REQUIRED WORK
Please write out the lines of the data exactly, beginning with the first and ending with the line containing "const L8 = [1.498, 1.487, 1.417, 1.383, 1.373, 1.438];"; leave the pictures behind.

PROVIDED DATA
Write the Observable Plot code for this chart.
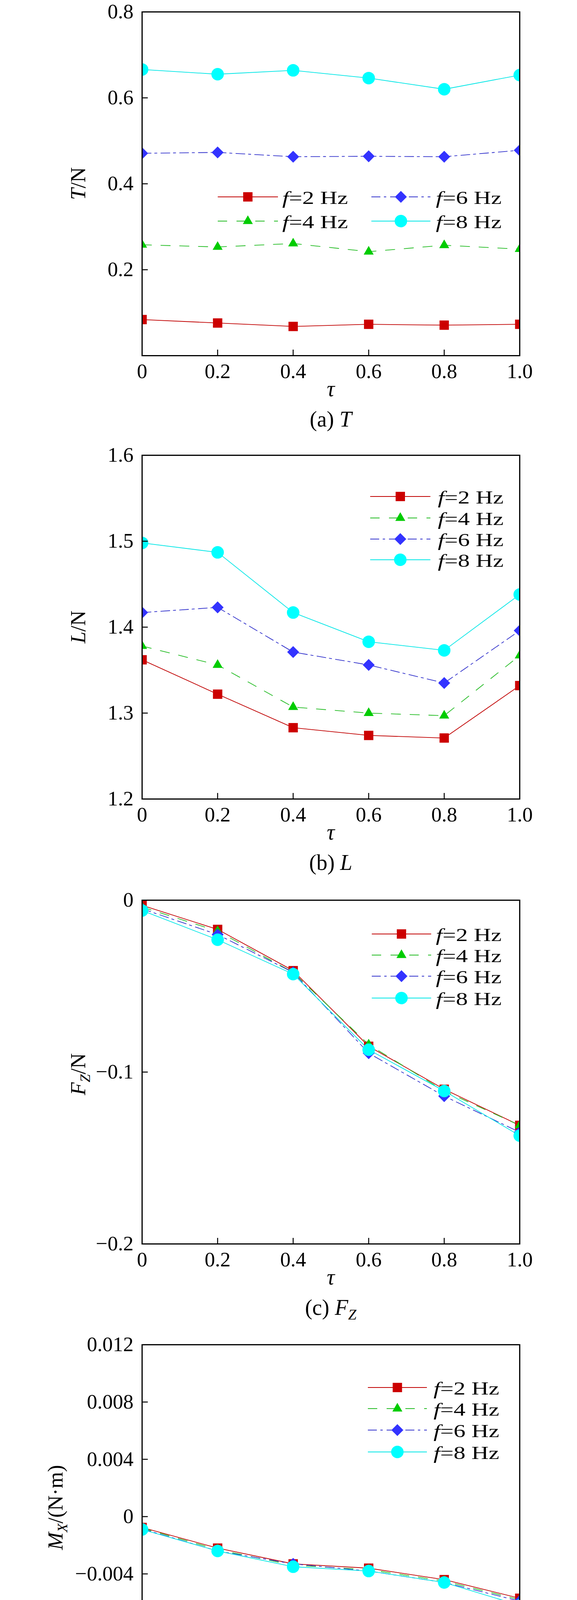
<!DOCTYPE html>
<html>
<head>
<meta charset="utf-8">
<script src="https://cdn.jsdelivr.net/npm/d3@7"></script>
<script src="https://cdn.jsdelivr.net/npm/@observablehq/plot@0.6"></script>
<style>
  html, body { margin: 0; padding: 0; background: #fff; }
  #root { position: relative; width: 1476px; height: 6817px; overflow: hidden; background: #fff; }
  .panel { position: absolute; left: 0; }
  .panel svg { background: transparent !important; overflow: visible; }
</style>
</head>
<body>
<div id="root"></div>
<script>
// ---------- data ----------
const tau = [0, 0.2, 0.4, 0.6, 0.8, 1.0];
const seriesNames = ["2", "4", "6", "8"]; // f = 2,4,6,8 Hz

// (a) T / N
const T2 = [0.084, 0.076, 0.068, 0.073, 0.071, 0.073];
const T4 = [0.258, 0.253, 0.261, 0.242, 0.257, 0.248];
const T6 = [0.471, 0.473, 0.463, 0.464, 0.463, 0.478];
const T8 = [0.666, 0.655, 0.664, 0.646, 0.620, 0.653];

// (b) L / N
const L2 = [1.362, 1.322, 1.283, 1.274, 1.271, 1.332];
const L4 = [1.378, 1.356, 1.307, 1.300, 1.297, 1.367];
const L6 = [1.417, 1.423, 1.371, 1.356, 1.335, 1.396];
const L8 = [1.498, 1.487, 1.417, 1.383, 1.373, 1.438];

// (c) F_Z / N
const FZ2 = [-0.003, -0.017, -0.041, -0.085, -0.110, -0.131];
const FZ4 = [-0.004, -0.018, -0.042, -0.084, -0.111, -0.131];
const FZ6 = [-0.005, -0.020, -0.042, -0.089, -0.114, -0.135];
const FZ8 = [-0.006, -0.023, -0.043, -0.087, -0.111, -0.137];

// (d) M_X / (N·m)
const MX2 = [-0.00076, -0.0022, -0.0033, -0.0036, -0.0044, -0.0057];
const MX4 = [-0.0008, -0.0023, -0.0034, -0.0037, -0.0045, -0.0058];
const MX6 = [-0.00086, -0.0024, -0.0033, -0.0038, -0.0046, -0.0059];
const MX8 = [-0.0009, -0.0024, -0.0035, -0.0038, -0.0046, -0.0062];

// (e) M_Y / (N·m)
const MY2 = [0.00064, 0.0002, -0.00026, -0.0014, -0.0016, -0.0025];
const MY4 = [0.0009, 0.0004, -0.0004, -0.0020, -0.0022, -0.0038];
const MY6 = [0.0010, 0.00056, -0.0010, -0.0030, -0.0036, -0.0067];
const MY8 = [0.0011, 0.00066, -0.00094, -0.0040, -0.0057, -0.0084];

// (f) M_Z / (N·m)
const MZ2 = [-0.0009, 0.0001, 0.0004, 0.0010, 0.0036, 0.0042];
const MZ4 = [-0.0015, 0.0002, 0.0011, 0.0029, 0.0054, 0.0069];
const MZ6 = [-0.0012, 0.0005, 0.0018, 0.0053, 0.0069, 0.0098];
const MZ8 = [-0.0014, 0.0006, 0.0026, 0.0069, 0.0088, 0.0119];

// tick values
const ticksT = [0, 0.2, 0.4, 0.6, 0.8];
const labelTicksT = [0.2, 0.4, 0.6, 0.8];
const ticksL = [1.2, 1.3, 1.4, 1.5, 1.6];
const ticksFZ = [-0.2, -0.1, 0];
const ticksM = [-0.012, -0.008, -0.004, 0, 0.004, 0.008, 0.012];

// ---------- layout / style ----------
const W = 1476, ML = 363, MR = 147, MT = 50, PH = 880, H = 1140;
const PW = W - ML - MR;
const FONT = "'Liberation Serif', 'Times New Roman', serif";

const diamond2 = {
  draw(ctx, size) {
    const r = Math.sqrt(size / 2);
    ctx.moveTo(0, -r); ctx.lineTo(r, 0); ctx.lineTo(0, r); ctx.lineTo(-r, 0); ctx.closePath();
  }
};
const styles = [
  {line: "#C00000", fill: "#CC0000", dash: null, symbol: d3.symbolSquare, r: 13.5},
  {line: "#22BB22", fill: "#00CC00", dash: "24,24", symbol: d3.symbolTriangle, r: 9.5},
  {line: "#3333CC", fill: "#3333FF", dash: "23,9,6,10", symbol: diamond2, r: 12.2},
  {line: "#00E6E6", fill: "#00FFFF", dash: null, symbol: d3.symbolCircle, r: 16}
];

const fmtM = d => d === 0 ? "0" : (d < 0 ? "\u2212" : "") + Math.abs(d).toFixed(3);
const fmt1 = d => d === 0 ? "0" : (d < 0 ? "\u2212" : "") + Math.abs(d).toFixed(1);

const panels = [
  {top: 30, series: [T2, T4, T6, T8], domain: [0, 0.8], ticks: ticksT, labelTicks: labelTicksT, fmt: fmt1,
   ylabel: [["T", "i"], ["/N", "n"]], ylx: 218, ylOff: 0,
   caption: [["(a) ", "n"], ["T", "i"]],
   legend: {cols: [{x1: 557, x2: 711, tx: 722, items: [0, 1]}, {x1: 950, x2: 1101, tx: 1115, items: [2, 3]}], rows: [474, 536]}},
  {top: 1165, series: [L2, L4, L6, L8], domain: [1.2, 1.6], ticks: ticksL, labelTicks: ticksL, fmt: fmt1,
   ylabel: [["L", "i"], ["/N", "n"]], ylx: 218, ylOff: 0,
   caption: [["(b) ", "n"], ["L", "i"]],
   legend: {cols: [{x1: 947, x2: 1101, tx: 1120, items: [0, 1, 2, 3]}], rows: [106, 161, 215, 268]}},
  {top: 2304, series: [FZ2, FZ4, FZ6, FZ8], domain: [-0.2, 0], ticks: ticksFZ, labelTicks: ticksFZ, fmt: fmt1,
   ylabel: [["F", "i"], ["Z", "s"], ["/N", "n"]], ylx: 218, ylOff: 6,
   caption: [["(c) ", "n"], ["F", "i"], ["Z", "s"]],
   legend: {cols: [{x1: 951, x2: 1103, tx: 1115, items: [0, 1, 2, 3]}], rows: [87, 141, 195, 251]}},
  {top: 3442, series: [MX2, MX4, MX6, MX8], domain: [-0.012, 0.012], ticks: ticksM, labelTicks: ticksM, fmt: fmtM,
   ylabel: [["M", "i"], ["X", "s"], ["/(N\u00b7m)", "n"]], ylx: 160, ylOff: -23,
   caption: [["(d) ", "n"], ["M", "i"], ["X", "s"]],
   legend: {cols: [{x1: 941, x2: 1092, tx: 1109, items: [0, 1, 2, 3]}], rows: [110, 164, 219, 275]}},
  {top: 4580, series: [MY2, MY4, MY6, MY8], domain: [-0.012, 0.012], ticks: ticksM, labelTicks: ticksM, fmt: fmtM,
   ylabel: [["M", "i"], ["Y", "s"], ["/(N\u00b7m)", "n"]], ylx: 160, ylOff: -23,
   caption: [["(e) ", "n"], ["M", "i"], ["Y", "s"]],
   legend: {cols: [{x1: 949, x2: 1101, tx: 1118, items: [0, 1, 2, 3]}], rows: [113, 168, 222, 278]}},
  {top: 5715, series: [MZ2, MZ4, MZ6, MZ8], domain: [-0.012, 0.012], ticks: ticksM, labelTicks: ticksM, fmt: fmtM,
   ylabel: [["M", "i"], ["Z", "s"], ["/(N\u00b7m)", "n"]], ylx: 160, ylOff: -26,
   caption: [["(f) ", "n"], ["M", "i"], ["Z", "s"]],
   legend: {cols: [{x1: 421, x2: 574, tx: 588, items: [0, 1, 2, 3]}], rows: [62, 115, 171, 227]}}
];

// write rich text (italic / subscript parts) into a text selection
function rich(text, parts, size) {
  let shifted = false;
  parts.forEach(([s, kind]) => {
    const t = text.append("tspan").text(s);
    if (kind === "i" || kind === "s") t.attr("font-style", "italic");
    if (kind === "s") {
      t.attr("font-size", size * 0.68).attr("dy", size * 0.22);
      shifted = true;
    } else if (shifted) {
      t.attr("dy", -size * 0.22);
      shifted = false;
    }
  });
}

const root = document.getElementById("root");

panels.forEach(p => {
  const rows = [];
  p.series.forEach((vals, k) => vals.forEach((v, i) => rows.push({tau: tau[i], v, s: k})));
  const marks = [];
  styles.forEach((st, k) => {
    const d = rows.filter(r => r.s === k);
    marks.push(Plot.line(d, {x: "tau", y: "v", stroke: st.line, strokeWidth: 1.8,
      strokeDasharray: st.dash || undefined, clip: true}));
  });
  styles.forEach((st, k) => {
    const d = rows.filter(r => r.s === k);
    marks.push(Plot.dot(d, {x: "tau", y: "v", symbol: st.symbol, r: st.r, fill: st.fill, stroke: "none", clip: true}));
  });
  // inward tick marks
  marks.push(Plot.tickY(p.ticks, {y: d => d, insetRight: PW - 15, stroke: "#000", strokeWidth: 2.5}));
  marks.push(Plot.tickX(tau, {x: d => d, insetTop: PH - 15, stroke: "#000", strokeWidth: 2.5}));
  marks.push(Plot.axisX(tau, {tickSize: 0, tickPadding: 20, tickFormat: fmt1, label: null, fontSize: 53}));
  marks.push(Plot.axisY(p.labelTicks, {tickSize: 0, tickPadding: 22, tickFormat: p.fmt, label: null, fontSize: 53}));
  marks.push(Plot.frame({stroke: "#000", strokeWidth: 3}));

  const svg = Plot.plot({
    width: W, height: H,
    marginLeft: ML, marginRight: MR, marginTop: MT, marginBottom: H - MT - PH,
    x: {domain: [0, 1], axis: null},
    y: {domain: p.domain, axis: null},
    style: {fontFamily: FONT, fontSize: "53px", color: "#000", background: "transparent"},
    marks
  });

  const div = document.createElement("div");
  div.className = "panel";
  div.style.top = (p.top - MT) + "px";
  div.appendChild(svg);
  root.appendChild(div);

  const s = d3.select(svg);
  const g = s.append("g").attr("font-family", FONT).attr("fill", "#000");

  // y axis label (rotated)
  const yl = g.append("text")
    .attr("transform", `translate(${p.ylx},${MT + PH / 2 + p.ylOff}) rotate(-90)`)
    .attr("text-anchor", "middle").attr("font-size", 54);
  rich(yl, p.ylabel, 54);

  // x axis label
  g.append("text").attr("x", ML + PW / 2).attr("y", MT + 984)
    .attr("text-anchor", "middle").attr("font-size", 56).attr("font-style", "italic").text("\u03c4");

  // caption
  const cap = g.append("text").attr("x", ML + PW / 2).attr("y", MT + 1062)
    .attr("text-anchor", "middle").attr("font-size", 56);
  rich(cap, p.caption, 56);

  // legend
  p.legend.cols.forEach(col => {
    col.items.forEach((k, j) => {
      const st = styles[k];
      const y = MT + p.legend.rows[j];
      g.append("line").attr("x1", col.x1).attr("x2", col.x2).attr("y1", y).attr("y2", y)
        .attr("stroke", st.line).attr("stroke-width", 1.8)
        .attr("stroke-dasharray", st.dash || null);
      g.append("path").attr("transform", `translate(${(col.x1 + col.x2) / 2},${y})`)
        .attr("d", d3.symbol(st.symbol, Math.PI * st.r * st.r)())
        .attr("fill", st.fill);
      const t = g.append("text").attr("x", col.tx).attr("y", y + 18).attr("font-size", 46)
        .attr("text-anchor", "start")
        .attr("textLength", 168).attr("lengthAdjust", "spacingAndGlyphs");
      t.append("tspan").attr("font-style", "italic").text("f");
      t.append("tspan").text("=" + seriesNames[k] + " Hz");
    });
  });
});
</script>
</body>
</html>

EXPECTED OUTPUT
Write the Observable Plot code for this chart.
<!DOCTYPE html>
<html>
<head>
<meta charset="utf-8">
<script src="https://cdn.jsdelivr.net/npm/d3@7"></script>
<script src="https://cdn.jsdelivr.net/npm/@observablehq/plot@0.6"></script>
<style>
  html, body { margin: 0; padding: 0; background: #fff; }
  #root { position: relative; width: 1476px; height: 6817px; overflow: hidden; background: #fff; }
  .panel { position: absolute; left: 0; }
  .panel svg { background: transparent !important; overflow: visible; }
</style>
</head>
<body>
<div id="root"></div>
<script>
// ---------- data ----------
const tau = [0, 0.2, 0.4, 0.6, 0.8, 1.0];
const seriesNames = ["2", "4", "6", "8"]; // f = 2,4,6,8 Hz

// (a) T / N
const T2 = [0.084, 0.076, 0.068, 0.073, 0.071, 0.073];
const T4 = [0.258, 0.253, 0.261, 0.242, 0.257, 0.248];
const T6 = [0.471, 0.473, 0.463, 0.464, 0.463, 0.478];
const T8 = [0.666, 0.655, 0.664, 0.646, 0.620, 0.653];

// (b) L / N
const L2 = [1.362, 1.322, 1.283, 1.274, 1.271, 1.332];
const L4 = [1.378, 1.356, 1.307, 1.300, 1.297, 1.367];
const L6 = [1.417, 1.423, 1.371, 1.356, 1.335, 1.396];
const L8 = [1.498, 1.487, 1.417, 1.383, 1.373, 1.438];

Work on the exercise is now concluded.